Todo esto viene a cuento de las declaraciones efectuadas por el secretario general de Política Lingüística de la Generalidad, Bernat Joan, donde avanza que si el Tribunal Constitucional interpreta que determinados artículos del estatuto violan la Constitución, simplemente ignorarán la sentencia y seguirán comportándose como si ésta nunca se hubiese producido. O dicho en román paladino, si el Constitucional advierte de que la Generalitat catalana está violando los derechos de los catalanes y del conjunto de los españoles, simplemente proseguirán con semejante violación y abuso de poder.

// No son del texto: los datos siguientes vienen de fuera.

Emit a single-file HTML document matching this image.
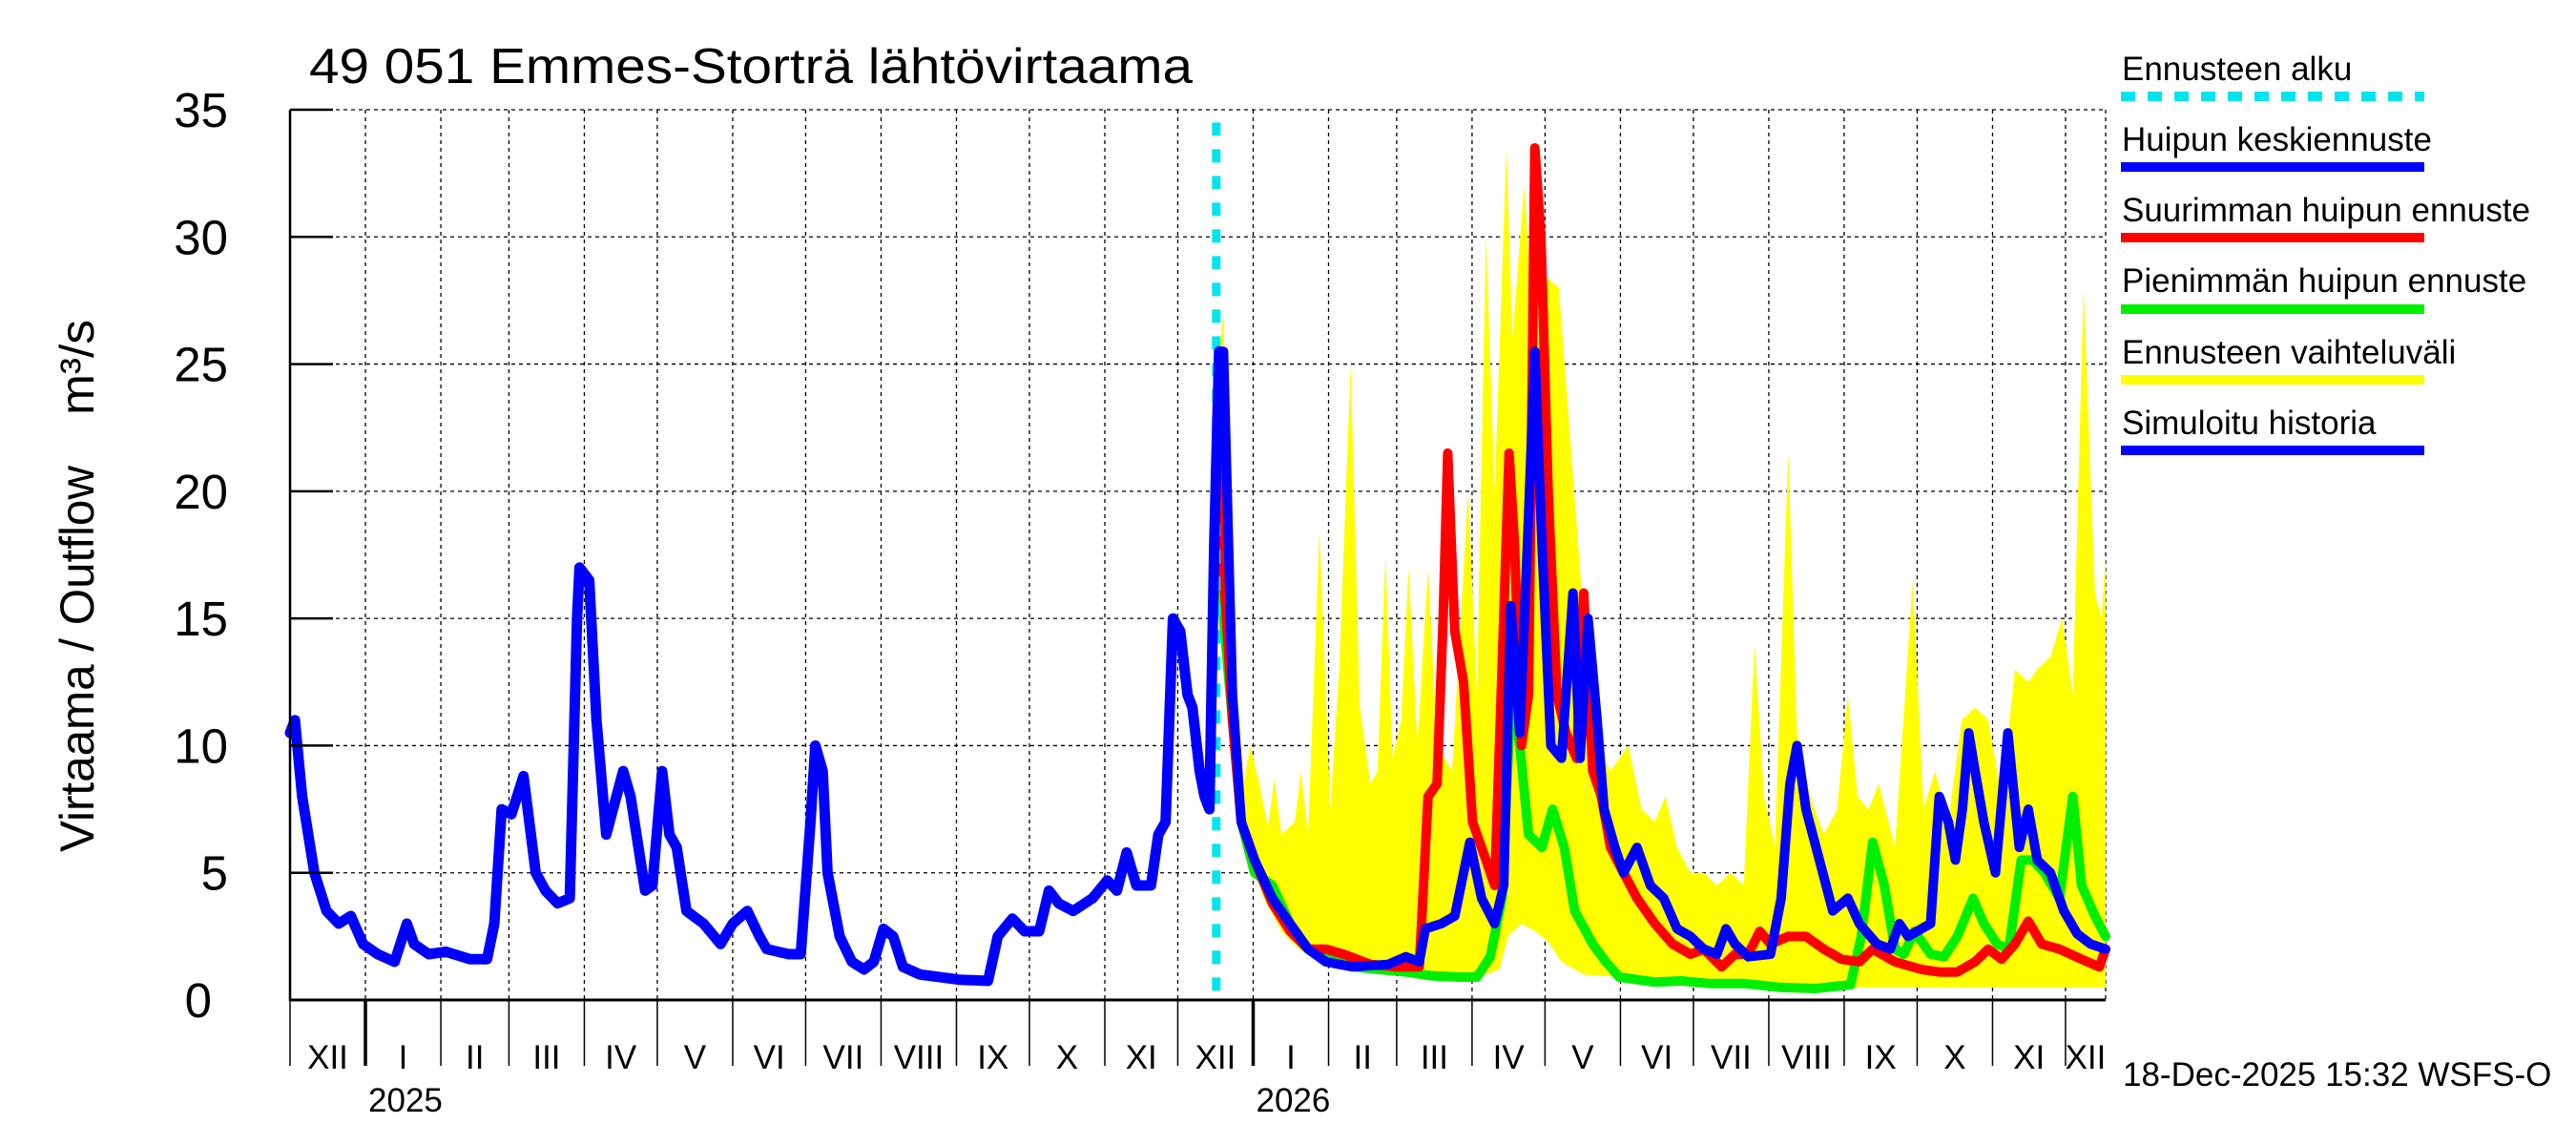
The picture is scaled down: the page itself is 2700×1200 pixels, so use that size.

No sería, desde luego, la primera vez que la Administración catalana desoye las sentencias de los tribunales como si no fueran con ella, como si no existieran limitaciones a sus deseos para subyugar a sus ciudadanos. Así, nunca llegaron a cumplirse las sentencias del Tribunal Superior de Justicia de Cataluña sobre la tercera hora de castellano o la del Tribunal Supremo sobre la oferta de educación en lengua española para la educación infantil y primaria. Lo que nunca se habría permitido a un ciudadano, que incumpla las leyes y las sentencias de los tribunales, viene realizándolo el estamento político catalán con un exagerado descaro durante más de 10 años. A nadie debería extrañarle que ahora, y ya de manera definitiva, proclamen que van a situarse por encima del Tribunal Constitucional, esto es, de la Constitución y de la soberanía popular. Y no hace falta recordar cómo se denomina a los Estados donde el pueblo no es soberano y la Constitución, a lo sumo, se convierte en papel mojado: tiranías.

Todo lo cual, sin embargo, sólo pone de manifiesto el deficiente funcionamiento de las instituciones españolas y, en particular, de ese Tribunal Constitucional al que cada vez más personas desprecian y ridiculizan como un órgano político. Si la impagable labor de PP y PSOE por difundir esta decadente imagen entre los ciudadanos no fuera suficiente, los propios miembros del órgano encargado de interpretar nuestra Carta Magna no han dejado de manchar su nombre al tardar más de tres años en analizar una norma de 223 artículos.

Es inevitable que ante tal pasividad, inoperancia y dejadez, crezcan las sospechas de que la sentencia no va a ser simplemente jurídica, sino que contendrá importantes elementos de componendas políticas para satisfacer a los distintos partidos y a sus electorados.

Si una administración puede declarar su desobediencia civil sin que a nadie le chirríen los oídos, es en buena medida debido a la pobre imagen y nulo prestigio que el poder judicial, gracias a nuestros políticos, atesora en España.

Va siendo hora de que la separación de poderes funcione de verdad para que, al final, se respeten los derechos fundamentales en toda España. ¿Hay algún partido político interesado en articular este revitalizador programa del Estado de Derecho?